— Start RECORDS TO PROCESS —

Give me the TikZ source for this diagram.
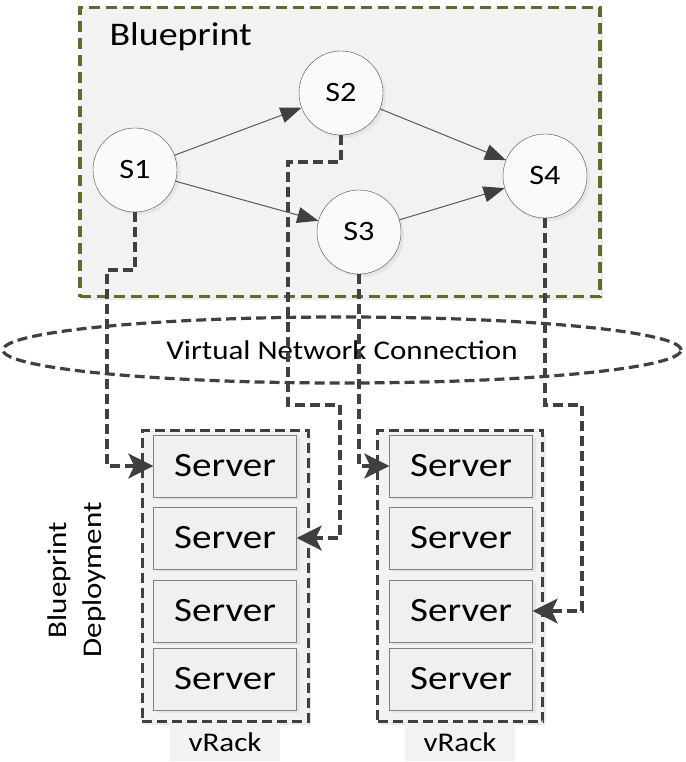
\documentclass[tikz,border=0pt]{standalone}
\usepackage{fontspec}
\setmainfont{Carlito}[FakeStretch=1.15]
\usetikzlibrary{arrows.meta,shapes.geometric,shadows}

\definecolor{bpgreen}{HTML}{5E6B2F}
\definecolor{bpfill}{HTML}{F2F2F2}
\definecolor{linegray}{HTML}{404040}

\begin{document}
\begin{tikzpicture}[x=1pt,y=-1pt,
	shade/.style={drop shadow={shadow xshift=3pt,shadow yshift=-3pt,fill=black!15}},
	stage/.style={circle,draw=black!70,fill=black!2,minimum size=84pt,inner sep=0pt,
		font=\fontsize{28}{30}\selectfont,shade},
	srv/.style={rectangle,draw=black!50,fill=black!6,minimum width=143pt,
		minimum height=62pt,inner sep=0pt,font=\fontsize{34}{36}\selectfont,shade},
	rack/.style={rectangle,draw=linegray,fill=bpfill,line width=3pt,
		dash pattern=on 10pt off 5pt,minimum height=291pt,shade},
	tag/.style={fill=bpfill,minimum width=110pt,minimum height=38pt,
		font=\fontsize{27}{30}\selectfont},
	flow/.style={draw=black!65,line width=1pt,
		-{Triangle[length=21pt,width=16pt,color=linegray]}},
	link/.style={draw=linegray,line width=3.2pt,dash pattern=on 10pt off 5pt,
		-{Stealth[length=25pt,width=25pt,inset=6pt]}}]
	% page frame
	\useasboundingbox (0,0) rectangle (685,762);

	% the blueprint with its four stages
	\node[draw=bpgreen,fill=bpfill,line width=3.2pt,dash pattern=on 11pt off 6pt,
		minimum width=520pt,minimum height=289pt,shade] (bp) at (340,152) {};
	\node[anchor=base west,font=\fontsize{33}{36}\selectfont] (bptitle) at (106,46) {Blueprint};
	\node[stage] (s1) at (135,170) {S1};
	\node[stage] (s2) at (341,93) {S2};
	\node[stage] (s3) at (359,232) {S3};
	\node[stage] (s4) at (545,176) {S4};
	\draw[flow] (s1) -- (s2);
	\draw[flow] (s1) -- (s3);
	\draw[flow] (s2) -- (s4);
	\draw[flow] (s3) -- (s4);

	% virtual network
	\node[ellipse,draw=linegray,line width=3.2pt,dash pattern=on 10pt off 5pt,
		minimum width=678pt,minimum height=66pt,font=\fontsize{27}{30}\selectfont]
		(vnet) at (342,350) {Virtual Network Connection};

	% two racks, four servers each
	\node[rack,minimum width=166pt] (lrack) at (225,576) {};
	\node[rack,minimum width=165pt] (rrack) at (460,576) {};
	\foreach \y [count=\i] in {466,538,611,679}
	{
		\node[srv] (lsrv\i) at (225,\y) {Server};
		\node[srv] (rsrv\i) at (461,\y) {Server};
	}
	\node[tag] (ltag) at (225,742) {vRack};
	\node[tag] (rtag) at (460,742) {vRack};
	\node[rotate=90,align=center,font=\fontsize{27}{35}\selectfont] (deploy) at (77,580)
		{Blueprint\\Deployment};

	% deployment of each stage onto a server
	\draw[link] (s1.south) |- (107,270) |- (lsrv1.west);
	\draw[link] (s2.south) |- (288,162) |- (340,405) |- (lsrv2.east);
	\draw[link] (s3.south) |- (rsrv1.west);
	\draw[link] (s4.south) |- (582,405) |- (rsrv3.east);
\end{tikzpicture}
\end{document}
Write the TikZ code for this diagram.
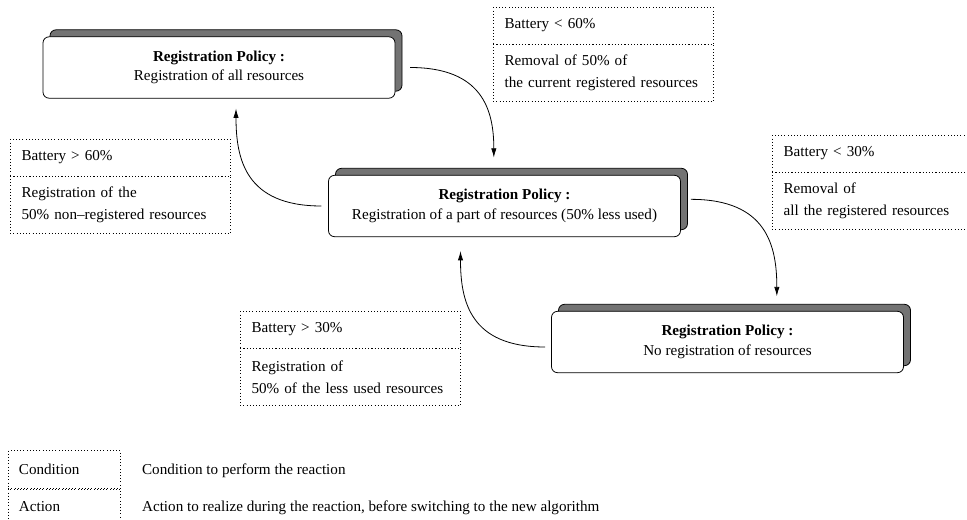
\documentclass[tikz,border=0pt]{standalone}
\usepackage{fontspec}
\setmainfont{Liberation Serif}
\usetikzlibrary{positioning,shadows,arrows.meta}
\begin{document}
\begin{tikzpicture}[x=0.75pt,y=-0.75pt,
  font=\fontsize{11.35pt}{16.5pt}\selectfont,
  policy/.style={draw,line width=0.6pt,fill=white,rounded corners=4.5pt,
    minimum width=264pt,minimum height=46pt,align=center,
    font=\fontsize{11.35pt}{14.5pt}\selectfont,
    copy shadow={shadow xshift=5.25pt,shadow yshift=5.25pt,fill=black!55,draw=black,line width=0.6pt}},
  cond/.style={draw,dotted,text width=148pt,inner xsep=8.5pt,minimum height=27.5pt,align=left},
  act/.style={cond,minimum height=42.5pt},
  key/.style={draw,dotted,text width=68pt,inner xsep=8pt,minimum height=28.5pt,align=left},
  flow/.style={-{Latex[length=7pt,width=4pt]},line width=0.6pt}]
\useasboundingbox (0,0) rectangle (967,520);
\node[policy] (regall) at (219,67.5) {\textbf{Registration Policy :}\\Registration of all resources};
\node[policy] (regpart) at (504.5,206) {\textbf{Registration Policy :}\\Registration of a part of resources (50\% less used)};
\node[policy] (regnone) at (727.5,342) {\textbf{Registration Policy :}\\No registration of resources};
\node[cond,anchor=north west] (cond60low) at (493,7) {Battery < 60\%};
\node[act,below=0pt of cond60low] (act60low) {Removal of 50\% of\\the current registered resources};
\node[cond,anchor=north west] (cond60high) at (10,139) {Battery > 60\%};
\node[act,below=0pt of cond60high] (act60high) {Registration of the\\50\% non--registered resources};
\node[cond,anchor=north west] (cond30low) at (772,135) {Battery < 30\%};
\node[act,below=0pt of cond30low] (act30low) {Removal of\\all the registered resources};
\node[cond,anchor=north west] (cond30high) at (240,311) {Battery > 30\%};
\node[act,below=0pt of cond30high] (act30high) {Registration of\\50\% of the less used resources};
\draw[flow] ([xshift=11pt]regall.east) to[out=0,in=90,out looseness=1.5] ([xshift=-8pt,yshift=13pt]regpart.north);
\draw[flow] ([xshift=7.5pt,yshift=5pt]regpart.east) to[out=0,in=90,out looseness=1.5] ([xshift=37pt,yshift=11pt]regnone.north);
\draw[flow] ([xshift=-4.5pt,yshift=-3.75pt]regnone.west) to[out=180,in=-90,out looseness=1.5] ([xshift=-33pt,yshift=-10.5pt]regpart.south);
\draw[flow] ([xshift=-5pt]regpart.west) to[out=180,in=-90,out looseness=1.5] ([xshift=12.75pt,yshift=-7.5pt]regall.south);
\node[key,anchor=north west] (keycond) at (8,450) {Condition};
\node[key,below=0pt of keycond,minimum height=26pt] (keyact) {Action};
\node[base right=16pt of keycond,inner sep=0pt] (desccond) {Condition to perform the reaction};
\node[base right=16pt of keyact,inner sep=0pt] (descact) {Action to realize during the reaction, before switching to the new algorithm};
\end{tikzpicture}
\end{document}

— End RECORDS TO PROCESS —

> _STATED TASK_: Without the pictures, extract every entry verbatim.

> _TASK RESULT_:
Give me the TikZ source for this diagram.
\documentclass[tikz,border=0pt]{standalone}
\usepackage{fontspec}
\setmainfont{Carlito}[FakeStretch=1.15]
\usetikzlibrary{arrows.meta,shapes.geometric,shadows}

\definecolor{bpgreen}{HTML}{5E6B2F}
\definecolor{bpfill}{HTML}{F2F2F2}
\definecolor{linegray}{HTML}{404040}

\begin{document}
\begin{tikzpicture}[x=1pt,y=-1pt,
	shade/.style={drop shadow={shadow xshift=3pt,shadow yshift=-3pt,fill=black!15}},
	stage/.style={circle,draw=black!70,fill=black!2,minimum size=84pt,inner sep=0pt,
		font=\fontsize{28}{30}\selectfont,shade},
	srv/.style={rectangle,draw=black!50,fill=black!6,minimum width=143pt,
		minimum height=62pt,inner sep=0pt,font=\fontsize{34}{36}\selectfont,shade},
	rack/.style={rectangle,draw=linegray,fill=bpfill,line width=3pt,
		dash pattern=on 10pt off 5pt,minimum height=291pt,shade},
	tag/.style={fill=bpfill,minimum width=110pt,minimum height=38pt,
		font=\fontsize{27}{30}\selectfont},
	flow/.style={draw=black!65,line width=1pt,
		-{Triangle[length=21pt,width=16pt,color=linegray]}},
	link/.style={draw=linegray,line width=3.2pt,dash pattern=on 10pt off 5pt,
		-{Stealth[length=25pt,width=25pt,inset=6pt]}}]
	% page frame
	\useasboundingbox (0,0) rectangle (685,762);

	% the blueprint with its four stages
	\node[draw=bpgreen,fill=bpfill,line width=3.2pt,dash pattern=on 11pt off 6pt,
		minimum width=520pt,minimum height=289pt,shade] (bp) at (340,152) {};
	\node[anchor=base west,font=\fontsize{33}{36}\selectfont] (bptitle) at (106,46) {Blueprint};
	\node[stage] (s1) at (135,170) {S1};
	\node[stage] (s2) at (341,93) {S2};
	\node[stage] (s3) at (359,232) {S3};
	\node[stage] (s4) at (545,176) {S4};
	\draw[flow] (s1) -- (s2);
	\draw[flow] (s1) -- (s3);
	\draw[flow] (s2) -- (s4);
	\draw[flow] (s3) -- (s4);

	% virtual network
	\node[ellipse,draw=linegray,line width=3.2pt,dash pattern=on 10pt off 5pt,
		minimum width=678pt,minimum height=66pt,font=\fontsize{27}{30}\selectfont]
		(vnet) at (342,350) {Virtual Network Connection};

	% two racks, four servers each
	\node[rack,minimum width=166pt] (lrack) at (225,576) {};
	\node[rack,minimum width=165pt] (rrack) at (460,576) {};
	\foreach \y [count=\i] in {466,538,611,679}
	{
		\node[srv] (lsrv\i) at (225,\y) {Server};
		\node[srv] (rsrv\i) at (461,\y) {Server};
	}
	\node[tag] (ltag) at (225,742) {vRack};
	\node[tag] (rtag) at (460,742) {vRack};
	\node[rotate=90,align=center,font=\fontsize{27}{35}\selectfont] (deploy) at (77,580)
		{Blueprint\\Deployment};

	% deployment of each stage onto a server
	\draw[link] (s1.south) |- (107,270) |- (lsrv1.west);
	\draw[link] (s2.south) |- (288,162) |- (340,405) |- (lsrv2.east);
	\draw[link] (s3.south) |- (rsrv1.west);
	\draw[link] (s4.south) |- (582,405) |- (rsrv3.east);
\end{tikzpicture}
\end{document}
Write the TikZ code for this diagram.
\documentclass[tikz,border=0pt]{standalone}
\usepackage{fontspec}
\setmainfont{Liberation Serif}
\usetikzlibrary{positioning,shadows,arrows.meta}
\begin{document}
\begin{tikzpicture}[x=0.75pt,y=-0.75pt,
  font=\fontsize{11.35pt}{16.5pt}\selectfont,
  policy/.style={draw,line width=0.6pt,fill=white,rounded corners=4.5pt,
    minimum width=264pt,minimum height=46pt,align=center,
    font=\fontsize{11.35pt}{14.5pt}\selectfont,
    copy shadow={shadow xshift=5.25pt,shadow yshift=5.25pt,fill=black!55,draw=black,line width=0.6pt}},
  cond/.style={draw,dotted,text width=148pt,inner xsep=8.5pt,minimum height=27.5pt,align=left},
  act/.style={cond,minimum height=42.5pt},
  key/.style={draw,dotted,text width=68pt,inner xsep=8pt,minimum height=28.5pt,align=left},
  flow/.style={-{Latex[length=7pt,width=4pt]},line width=0.6pt}]
\useasboundingbox (0,0) rectangle (967,520);
\node[policy] (regall) at (219,67.5) {\textbf{Registration Policy :}\\Registration of all resources};
\node[policy] (regpart) at (504.5,206) {\textbf{Registration Policy :}\\Registration of a part of resources (50\% less used)};
\node[policy] (regnone) at (727.5,342) {\textbf{Registration Policy :}\\No registration of resources};
\node[cond,anchor=north west] (cond60low) at (493,7) {Battery < 60\%};
\node[act,below=0pt of cond60low] (act60low) {Removal of 50\% of\\the current registered resources};
\node[cond,anchor=north west] (cond60high) at (10,139) {Battery > 60\%};
\node[act,below=0pt of cond60high] (act60high) {Registration of the\\50\% non--registered resources};
\node[cond,anchor=north west] (cond30low) at (772,135) {Battery < 30\%};
\node[act,below=0pt of cond30low] (act30low) {Removal of\\all the registered resources};
\node[cond,anchor=north west] (cond30high) at (240,311) {Battery > 30\%};
\node[act,below=0pt of cond30high] (act30high) {Registration of\\50\% of the less used resources};
\draw[flow] ([xshift=11pt]regall.east) to[out=0,in=90,out looseness=1.5] ([xshift=-8pt,yshift=13pt]regpart.north);
\draw[flow] ([xshift=7.5pt,yshift=5pt]regpart.east) to[out=0,in=90,out looseness=1.5] ([xshift=37pt,yshift=11pt]regnone.north);
\draw[flow] ([xshift=-4.5pt,yshift=-3.75pt]regnone.west) to[out=180,in=-90,out looseness=1.5] ([xshift=-33pt,yshift=-10.5pt]regpart.south);
\draw[flow] ([xshift=-5pt]regpart.west) to[out=180,in=-90,out looseness=1.5] ([xshift=12.75pt,yshift=-7.5pt]regall.south);
\node[key,anchor=north west] (keycond) at (8,450) {Condition};
\node[key,below=0pt of keycond,minimum height=26pt] (keyact) {Action};
\node[base right=16pt of keycond,inner sep=0pt] (desccond) {Condition to perform the reaction};
\node[base right=16pt of keyact,inner sep=0pt] (descact) {Action to realize during the reaction, before switching to the new algorithm};
\end{tikzpicture}
\end{document}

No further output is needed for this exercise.